I'm cheap but not easy said:

Guessing that the authors of the code are not English majors, I'm sure that they would be greatly appreciative of your kind offer to spend your own (unpaid) free time to develop a proper open source Movable Type documentation guide. In English, of course. And then listen to the whiners complain about how English is not their native language, that you owe them an apology for having to muddle through your stuff.



Ah, you're right, "cheap but not easy": I'm griping. And I actually really like Movable Type a lot.

I'm not talking about wanting, needing or writing literature. Lots of MT users are bloggers, not programmers, and need a bit of help to get started. All most of us want are examples of the code syntax for new tags, what they can and can't do, and how it's done. There must be examples that were tested on a real blog.

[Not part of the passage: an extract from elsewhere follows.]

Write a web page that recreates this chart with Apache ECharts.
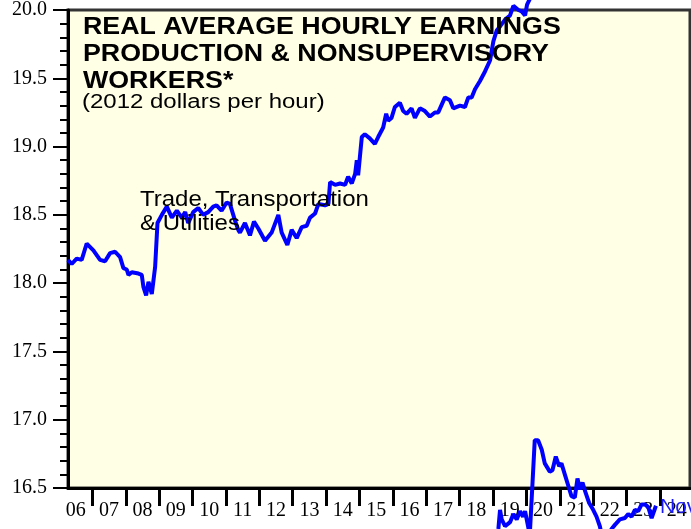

I will share (and have shared code snippets I work out with others trying to solve the same problems. (The link goes to an example of linking to an index template that puts the latest blog headlines on another site. Much of it came from an example someone else passed along that I modified and put where search engines would show it to others trying to call blog headlines hosted elsewhere into their own sites. I've answered emails about the link end, too.)

I like this free exchange of information -- I'm a blogger, after all -- and like it when I can be useful, give a little back for all the help I got when this was all opaque to me.

And I am very sorry if this is your code and this wounded you. If it is, may I ask you a few questions, or have I blown my chance?